A tagline que seguiu a campanha publicitária de Zodíaco trazia a seguinte frase: “há mais de uma forma de perder sua vida a um assassino”. É uma tag genial e que, não só provoca calafrios na espinha pelas suposições que instiga, mas também perfeitamente sintetiza o núcleo do filme de David Fincher, que completou 10 anos de seu lançamento na semana passada. Aproveitando essa data muito especial, nada mais justo do que relembrar essa poderosa obra-prima, que facilmente merece um espaço como um dos melhores filmes do gênero suspense da última década.

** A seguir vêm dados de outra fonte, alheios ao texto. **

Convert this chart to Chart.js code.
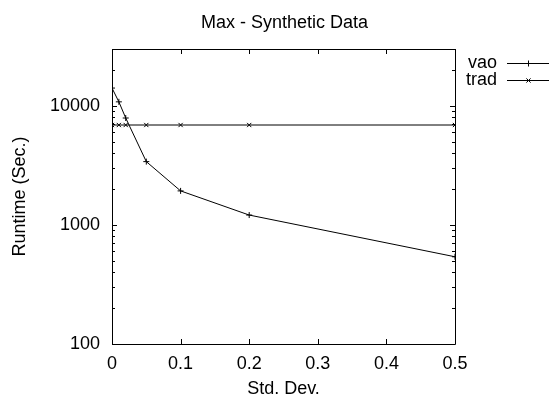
<!DOCTYPE html>
<html>
<head>
<meta charset="utf-8">
<script src="https://cdn.jsdelivr.net/npm/chart.js@4.4.0/dist/chart.umd.min.js"></script>
<style>
  html, body { margin: 0; padding: 0; background: #fff; }
  #wrap { width: 552px; height: 397px; }
</style>
</head>
<body>
<div id="wrap"><canvas id="myChart" width="552" height="397"></canvas></div>
<script>
// data
const stdDev = [0, 0.01, 0.02, 0.05, 0.1, 0.2, 0.5];
const vaoRuntime = [14100, 10800, 7900, 3400, 1930, 1210, 540];
const tradRuntime = [6900, 6900, 6900, 6900, 6900, 6900, 6900];
const xTicks = [0, 0.1, 0.2, 0.3, 0.4, 0.5];
const yTicks = [100, 1000, 10000];

const FONT = "'Liberation Sans', Arial, sans-serif";
const FS = 18;

function toPoints(xs, ys) {
    return xs.map((x, i) => ({ x: x, y: ys[i] }));
}

// gnuplot style frame, inward tics, title and key
const gnuplotBits = {
    id: 'gnuplotBits',
    afterDatasetsDraw(chart) {
        const ctx = chart.ctx;
        const a = chart.chartArea;
        const xs = chart.scales.x, ys = chart.scales.y;
        ctx.save();
        ctx.strokeStyle = '#000';
        ctx.lineWidth = 1;
        ctx.beginPath();
        ctx.rect(Math.round(a.left) + 0.5, Math.round(a.top) + 0.5,
                 Math.round(a.right - a.left), Math.round(a.bottom - a.top));
        ctx.stroke();

        ctx.beginPath();
        xTicks.forEach(v => {
            const px = Math.round(xs.getPixelForValue(v)) + 0.5;
            ctx.moveTo(px, a.bottom); ctx.lineTo(px, a.bottom - 5);
            ctx.moveTo(px, a.top); ctx.lineTo(px, a.top + 5);
        });
        for (let d = 100; d <= 10000; d *= 10) {
            for (let m = 1; m <= 9; m++) {
                const v = d * m;
                if (v > ys.max) break;
                const len = m === 1 ? 5 : 3;
                const py = Math.round(ys.getPixelForValue(v)) + 0.5;
                ctx.moveTo(a.left, py); ctx.lineTo(a.left + len, py);
                ctx.moveTo(a.right, py); ctx.lineTo(a.right - len, py);
            }
        }
        ctx.stroke();
        ctx.restore();
    },
    afterDraw(chart) {
        const ctx = chart.ctx;
        const a = chart.chartArea;
        ctx.save();
        ctx.fillStyle = '#000';
        ctx.font = FS + 'px ' + FONT;
        ctx.textBaseline = 'middle';
        ctx.textAlign = 'center';
        ctx.fillText('Max - Synthetic Data', (a.left + a.right) / 2 + 1, 23);

        // key
        const keyY = [63, 80];
        chart.data.datasets.forEach((ds, i) => {
            const y = keyY[i];
            ctx.textAlign = 'right';
            ctx.fillText(ds.label, 497, y);
            ctx.strokeStyle = '#000';
            ctx.lineWidth = 1;
            ctx.beginPath();
            ctx.moveTo(507, y + 0.5); ctx.lineTo(549, y + 0.5);
            ctx.stroke();
            Chart.helpers.drawPoint(ctx, {
                pointStyle: ds.pointStyle, radius: ds.pointRadius,
                borderWidth: 1, rotation: 0
            }, 528.5, y + 0.5);
        });
        ctx.restore();
    }
};

const ctx = document.getElementById('myChart');
const myChart = new Chart(ctx, {
    type: 'line',
    data: {
        datasets: [{
            label: 'vao',
            data: toPoints(stdDev, vaoRuntime),
            borderColor: '#000',
            backgroundColor: '#000',
            borderWidth: 1,
            pointStyle: 'cross',
            pointRadius: 3,
            pointBorderWidth: 1,
            tension: 0,
            fill: false
        }, {
            label: 'trad',
            data: toPoints(stdDev, tradRuntime),
            borderColor: '#000',
            backgroundColor: '#000',
            borderWidth: 1,
            pointStyle: 'crossRot',
            pointRadius: 3,
            pointBorderWidth: 1,
            tension: 0,
            fill: false
        }]
    },
    options: {
        responsive: false,
        animation: false,
        devicePixelRatio: 1,
        layout: { padding: { top: 49, right: 97, left: 0, bottom: 0 } },
        plugins: {
            legend: { display: false },
            title: { display: false },
            tooltip: { enabled: false }
        },
        scales: {
            x: {
                type: 'linear',
                min: 0,
                max: 0.5,
                afterBuildTicks: (scale) => { scale.ticks = xTicks.map(v => ({ value: v })); },
                afterFit: (scale) => { scale.height = 53; },
                grid: { display: false, drawTicks: false },
                border: { display: false },
                ticks: {
                    color: '#000',
                    padding: 9,
                    font: { family: FONT, size: FS },
                    maxRotation: 0,
                    callback: (v) => String(Math.round(v * 10) / 10)
                },
                title: {
                    display: true,
                    text: 'Std. Dev.',
                    color: '#000',
                    padding: { top: 0, bottom: -3 },
                    font: { family: FONT, size: FS }
                }
            },
            y: {
                type: 'logarithmic',
                min: 100,
                max: 30000,
                afterBuildTicks: (scale) => { scale.ticks = yTicks.map(v => ({ value: v })); },
                afterFit: (scale) => { scale.width = 112; },
                grid: { display: false, drawTicks: false },
                border: { display: false },
                ticks: {
                    color: '#000',
                    padding: 12,
                    font: { family: FONT, size: FS },
                    callback: (v) => String(v)
                },
                title: {
                    display: true,
                    text: 'Runtime (Sec.)',
                    color: '#000',
                    padding: { top: 9, bottom: 0 },
                    font: { family: FONT, size: FS }
                }
            }
        }
    },
    plugins: [gnuplotBits]
});
</script>
</body>
</html>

A trama se inspira nos eventos reais que assombraram São Francisco, Vallejo e outros condados da Califórnia na década de 1970. A redação do San Francisco Chronicle recebe uma carta misteriosa assinada pela figura do Zodíaco, que se diz responsável por dois assassinatos diferentes na região, e que iniciaria agora um ciclo de mortes em uma espécie de provocação à mídia. Enquanto toda a cidade desespera-se para decifrar a identidade do assassino, o cartunista Robert Graysmith (Jake Gyllenhaal) inicia uma investigação particular que o coloca no melhor e mais detalhado caminho para encontrar a verdade, em uma jornada que lhe custará anos de dedicação e renderá uma psicótica obsessão, resultando no revelador livro que serve de inspiração para o roteiro de James Vanderbilt.

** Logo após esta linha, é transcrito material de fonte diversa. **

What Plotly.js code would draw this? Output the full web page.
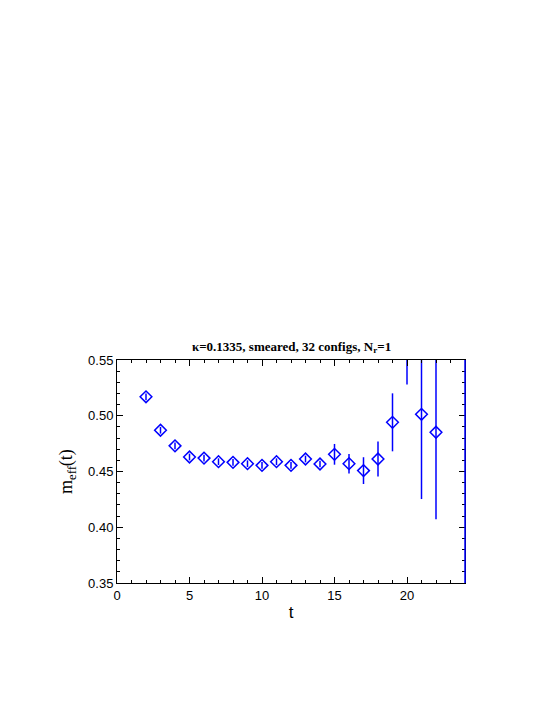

É assustador pensar em Zodíaco. Não só pelo fato de termos uma história amendrontadora contada com absoluta maestria, mas em especial pelo fato de ser um relato verídico de eventos nunca concluídos de forma concreta; o Zodíaco nunca foi capturado, e a polícia nem ao menos conseguiu identificar o suspeito definitivo por trás de suas cartas, tendo apenas alguns palpites – uns mais fortes do que outros. Por tais motivos, assistir ao filme provoca um grande desconforto, por sabermos que a história que acompanhamos não tem um final, que o próprio assassino do Zodíaco poderia estar escondido em algum lugar; em determinado momento do filme, ele até menciona que gostaria de um bom ator para interpretá-lo em uma suposta adaptação cinematográfica dos eventos (na época, o primeiro Dirty Harry de Clint Eastwood). Dessa forma, já seria um filme sinistro por si só apenas pela natureza de seus eventos. É ainda melhor quando temos um mestre assumindo o navio.
Assassinato
Podendo ser descrito como um cruzamento entre O Silêncio dos Inocentes e Todos os Homens do Presidente, Zodíaco beneficia-se dessa mistura incomum graças ao controle absoluto de David Fincher. Tão obcecado pela perfeição quanto seu protagonista, o diretor traz uma fantástica reconstrução de época e uma fidelidade às características mais minuciosas do caso, desde o retrato falado do “uniforme” do assassino até os diversos eventos midiáticos que se desenrolaram durante a época, como o infame programa de TV de Jim Dunbar. É um trabalho primoroso de toda a equipe do design de produção e figurino, que mantém uma estética realista e ao mesmo tempo expressionista para todos os elementos visuais; a bagunça “organizada” da redação do Chronicle reflete o desespero e os esforços dos jornalistas, assim como o porão de um projecionista transforma-se em um verdadeiro calabouço graças à nossa percepção e a construção do clima do ambiente.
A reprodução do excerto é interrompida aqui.